*EXTRACTED RECORDS:*
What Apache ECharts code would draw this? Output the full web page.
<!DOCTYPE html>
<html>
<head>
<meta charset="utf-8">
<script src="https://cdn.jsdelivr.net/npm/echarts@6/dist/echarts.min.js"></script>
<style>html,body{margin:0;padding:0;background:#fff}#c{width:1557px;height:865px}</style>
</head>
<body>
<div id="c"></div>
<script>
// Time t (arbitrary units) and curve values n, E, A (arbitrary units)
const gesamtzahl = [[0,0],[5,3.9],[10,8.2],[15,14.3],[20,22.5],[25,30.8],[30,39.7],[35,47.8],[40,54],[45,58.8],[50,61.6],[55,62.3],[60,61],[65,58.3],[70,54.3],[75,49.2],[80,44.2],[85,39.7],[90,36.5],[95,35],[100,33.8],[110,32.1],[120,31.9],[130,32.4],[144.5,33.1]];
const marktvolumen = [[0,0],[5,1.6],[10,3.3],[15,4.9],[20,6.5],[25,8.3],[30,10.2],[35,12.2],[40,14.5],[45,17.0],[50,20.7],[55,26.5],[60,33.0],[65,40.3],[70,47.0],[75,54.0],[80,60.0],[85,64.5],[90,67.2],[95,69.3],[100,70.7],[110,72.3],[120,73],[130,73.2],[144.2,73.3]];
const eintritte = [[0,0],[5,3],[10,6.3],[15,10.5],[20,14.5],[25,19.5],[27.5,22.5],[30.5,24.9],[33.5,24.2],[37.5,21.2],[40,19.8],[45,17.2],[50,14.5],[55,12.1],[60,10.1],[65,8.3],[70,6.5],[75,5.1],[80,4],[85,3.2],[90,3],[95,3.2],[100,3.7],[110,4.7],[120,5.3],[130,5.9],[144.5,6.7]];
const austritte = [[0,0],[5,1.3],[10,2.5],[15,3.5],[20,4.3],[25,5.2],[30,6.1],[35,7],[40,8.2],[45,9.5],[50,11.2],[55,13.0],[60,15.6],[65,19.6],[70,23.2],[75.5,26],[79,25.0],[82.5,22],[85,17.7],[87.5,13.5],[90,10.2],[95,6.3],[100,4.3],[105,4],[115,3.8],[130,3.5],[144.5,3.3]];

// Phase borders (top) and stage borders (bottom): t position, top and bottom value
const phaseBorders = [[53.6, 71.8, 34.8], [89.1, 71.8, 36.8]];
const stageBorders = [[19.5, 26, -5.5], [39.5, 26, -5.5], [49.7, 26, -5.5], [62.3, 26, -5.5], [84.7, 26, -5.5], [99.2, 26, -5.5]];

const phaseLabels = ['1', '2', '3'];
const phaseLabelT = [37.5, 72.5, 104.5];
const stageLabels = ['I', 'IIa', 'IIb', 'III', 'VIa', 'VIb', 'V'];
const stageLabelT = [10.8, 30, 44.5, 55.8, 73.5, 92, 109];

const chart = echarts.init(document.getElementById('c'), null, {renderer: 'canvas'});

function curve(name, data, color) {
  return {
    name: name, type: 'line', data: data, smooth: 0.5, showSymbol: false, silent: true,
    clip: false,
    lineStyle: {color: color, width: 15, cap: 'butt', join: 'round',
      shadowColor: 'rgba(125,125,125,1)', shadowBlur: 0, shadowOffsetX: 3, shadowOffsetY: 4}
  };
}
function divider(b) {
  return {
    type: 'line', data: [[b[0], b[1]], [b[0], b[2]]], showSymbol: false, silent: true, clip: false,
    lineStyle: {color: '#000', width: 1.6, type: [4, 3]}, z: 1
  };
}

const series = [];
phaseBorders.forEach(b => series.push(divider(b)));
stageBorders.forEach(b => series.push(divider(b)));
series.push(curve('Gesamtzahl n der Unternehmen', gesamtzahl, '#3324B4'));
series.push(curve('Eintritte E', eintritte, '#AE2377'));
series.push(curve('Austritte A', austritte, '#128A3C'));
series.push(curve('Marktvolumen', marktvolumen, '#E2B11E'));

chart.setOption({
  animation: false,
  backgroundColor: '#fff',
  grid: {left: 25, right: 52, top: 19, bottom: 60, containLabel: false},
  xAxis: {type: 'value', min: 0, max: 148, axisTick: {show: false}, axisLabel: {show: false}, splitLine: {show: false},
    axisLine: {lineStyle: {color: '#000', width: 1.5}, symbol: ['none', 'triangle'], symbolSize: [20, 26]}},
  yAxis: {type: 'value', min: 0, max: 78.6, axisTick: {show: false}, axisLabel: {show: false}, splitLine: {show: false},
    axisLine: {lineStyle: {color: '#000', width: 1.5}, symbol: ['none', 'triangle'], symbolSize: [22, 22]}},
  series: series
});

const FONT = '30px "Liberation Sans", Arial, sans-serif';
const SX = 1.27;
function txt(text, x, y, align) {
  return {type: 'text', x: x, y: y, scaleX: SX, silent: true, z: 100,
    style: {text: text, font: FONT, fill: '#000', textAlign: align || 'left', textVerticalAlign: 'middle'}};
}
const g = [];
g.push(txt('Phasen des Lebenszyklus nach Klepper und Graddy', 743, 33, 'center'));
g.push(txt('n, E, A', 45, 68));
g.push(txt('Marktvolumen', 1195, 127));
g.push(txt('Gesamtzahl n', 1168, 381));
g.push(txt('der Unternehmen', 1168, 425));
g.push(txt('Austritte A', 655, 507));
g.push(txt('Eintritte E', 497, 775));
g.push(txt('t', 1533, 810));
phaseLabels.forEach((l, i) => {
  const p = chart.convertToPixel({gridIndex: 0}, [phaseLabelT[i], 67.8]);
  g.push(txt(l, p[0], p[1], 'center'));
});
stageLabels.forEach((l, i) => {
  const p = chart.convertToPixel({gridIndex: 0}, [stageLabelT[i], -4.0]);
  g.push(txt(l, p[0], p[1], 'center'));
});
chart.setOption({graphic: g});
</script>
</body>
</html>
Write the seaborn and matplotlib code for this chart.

*WHAT IS ASKED:* Output the listing above exactly as it appears.

*THE RESPONSE:*
What Apache ECharts code would draw this? Output the full web page.
<!DOCTYPE html>
<html>
<head>
<meta charset="utf-8">
<script src="https://cdn.jsdelivr.net/npm/echarts@6/dist/echarts.min.js"></script>
<style>html,body{margin:0;padding:0;background:#fff}#c{width:1557px;height:865px}</style>
</head>
<body>
<div id="c"></div>
<script>
// Time t (arbitrary units) and curve values n, E, A (arbitrary units)
const gesamtzahl = [[0,0],[5,3.9],[10,8.2],[15,14.3],[20,22.5],[25,30.8],[30,39.7],[35,47.8],[40,54],[45,58.8],[50,61.6],[55,62.3],[60,61],[65,58.3],[70,54.3],[75,49.2],[80,44.2],[85,39.7],[90,36.5],[95,35],[100,33.8],[110,32.1],[120,31.9],[130,32.4],[144.5,33.1]];
const marktvolumen = [[0,0],[5,1.6],[10,3.3],[15,4.9],[20,6.5],[25,8.3],[30,10.2],[35,12.2],[40,14.5],[45,17.0],[50,20.7],[55,26.5],[60,33.0],[65,40.3],[70,47.0],[75,54.0],[80,60.0],[85,64.5],[90,67.2],[95,69.3],[100,70.7],[110,72.3],[120,73],[130,73.2],[144.2,73.3]];
const eintritte = [[0,0],[5,3],[10,6.3],[15,10.5],[20,14.5],[25,19.5],[27.5,22.5],[30.5,24.9],[33.5,24.2],[37.5,21.2],[40,19.8],[45,17.2],[50,14.5],[55,12.1],[60,10.1],[65,8.3],[70,6.5],[75,5.1],[80,4],[85,3.2],[90,3],[95,3.2],[100,3.7],[110,4.7],[120,5.3],[130,5.9],[144.5,6.7]];
const austritte = [[0,0],[5,1.3],[10,2.5],[15,3.5],[20,4.3],[25,5.2],[30,6.1],[35,7],[40,8.2],[45,9.5],[50,11.2],[55,13.0],[60,15.6],[65,19.6],[70,23.2],[75.5,26],[79,25.0],[82.5,22],[85,17.7],[87.5,13.5],[90,10.2],[95,6.3],[100,4.3],[105,4],[115,3.8],[130,3.5],[144.5,3.3]];

// Phase borders (top) and stage borders (bottom): t position, top and bottom value
const phaseBorders = [[53.6, 71.8, 34.8], [89.1, 71.8, 36.8]];
const stageBorders = [[19.5, 26, -5.5], [39.5, 26, -5.5], [49.7, 26, -5.5], [62.3, 26, -5.5], [84.7, 26, -5.5], [99.2, 26, -5.5]];

const phaseLabels = ['1', '2', '3'];
const phaseLabelT = [37.5, 72.5, 104.5];
const stageLabels = ['I', 'IIa', 'IIb', 'III', 'VIa', 'VIb', 'V'];
const stageLabelT = [10.8, 30, 44.5, 55.8, 73.5, 92, 109];

const chart = echarts.init(document.getElementById('c'), null, {renderer: 'canvas'});

function curve(name, data, color) {
  return {
    name: name, type: 'line', data: data, smooth: 0.5, showSymbol: false, silent: true,
    clip: false,
    lineStyle: {color: color, width: 15, cap: 'butt', join: 'round',
      shadowColor: 'rgba(125,125,125,1)', shadowBlur: 0, shadowOffsetX: 3, shadowOffsetY: 4}
  };
}
function divider(b) {
  return {
    type: 'line', data: [[b[0], b[1]], [b[0], b[2]]], showSymbol: false, silent: true, clip: false,
    lineStyle: {color: '#000', width: 1.6, type: [4, 3]}, z: 1
  };
}

const series = [];
phaseBorders.forEach(b => series.push(divider(b)));
stageBorders.forEach(b => series.push(divider(b)));
series.push(curve('Gesamtzahl n der Unternehmen', gesamtzahl, '#3324B4'));
series.push(curve('Eintritte E', eintritte, '#AE2377'));
series.push(curve('Austritte A', austritte, '#128A3C'));
series.push(curve('Marktvolumen', marktvolumen, '#E2B11E'));

chart.setOption({
  animation: false,
  backgroundColor: '#fff',
  grid: {left: 25, right: 52, top: 19, bottom: 60, containLabel: false},
  xAxis: {type: 'value', min: 0, max: 148, axisTick: {show: false}, axisLabel: {show: false}, splitLine: {show: false},
    axisLine: {lineStyle: {color: '#000', width: 1.5}, symbol: ['none', 'triangle'], symbolSize: [20, 26]}},
  yAxis: {type: 'value', min: 0, max: 78.6, axisTick: {show: false}, axisLabel: {show: false}, splitLine: {show: false},
    axisLine: {lineStyle: {color: '#000', width: 1.5}, symbol: ['none', 'triangle'], symbolSize: [22, 22]}},
  series: series
});

const FONT = '30px "Liberation Sans", Arial, sans-serif';
const SX = 1.27;
function txt(text, x, y, align) {
  return {type: 'text', x: x, y: y, scaleX: SX, silent: true, z: 100,
    style: {text: text, font: FONT, fill: '#000', textAlign: align || 'left', textVerticalAlign: 'middle'}};
}
const g = [];
g.push(txt('Phasen des Lebenszyklus nach Klepper und Graddy', 743, 33, 'center'));
g.push(txt('n, E, A', 45, 68));
g.push(txt('Marktvolumen', 1195, 127));
g.push(txt('Gesamtzahl n', 1168, 381));
g.push(txt('der Unternehmen', 1168, 425));
g.push(txt('Austritte A', 655, 507));
g.push(txt('Eintritte E', 497, 775));
g.push(txt('t', 1533, 810));
phaseLabels.forEach((l, i) => {
  const p = chart.convertToPixel({gridIndex: 0}, [phaseLabelT[i], 67.8]);
  g.push(txt(l, p[0], p[1], 'center'));
});
stageLabels.forEach((l, i) => {
  const p = chart.convertToPixel({gridIndex: 0}, [stageLabelT[i], -4.0]);
  g.push(txt(l, p[0], p[1], 'center'));
});
chart.setOption({graphic: g});
</script>
</body>
</html>
Write the seaborn and matplotlib code for this chart.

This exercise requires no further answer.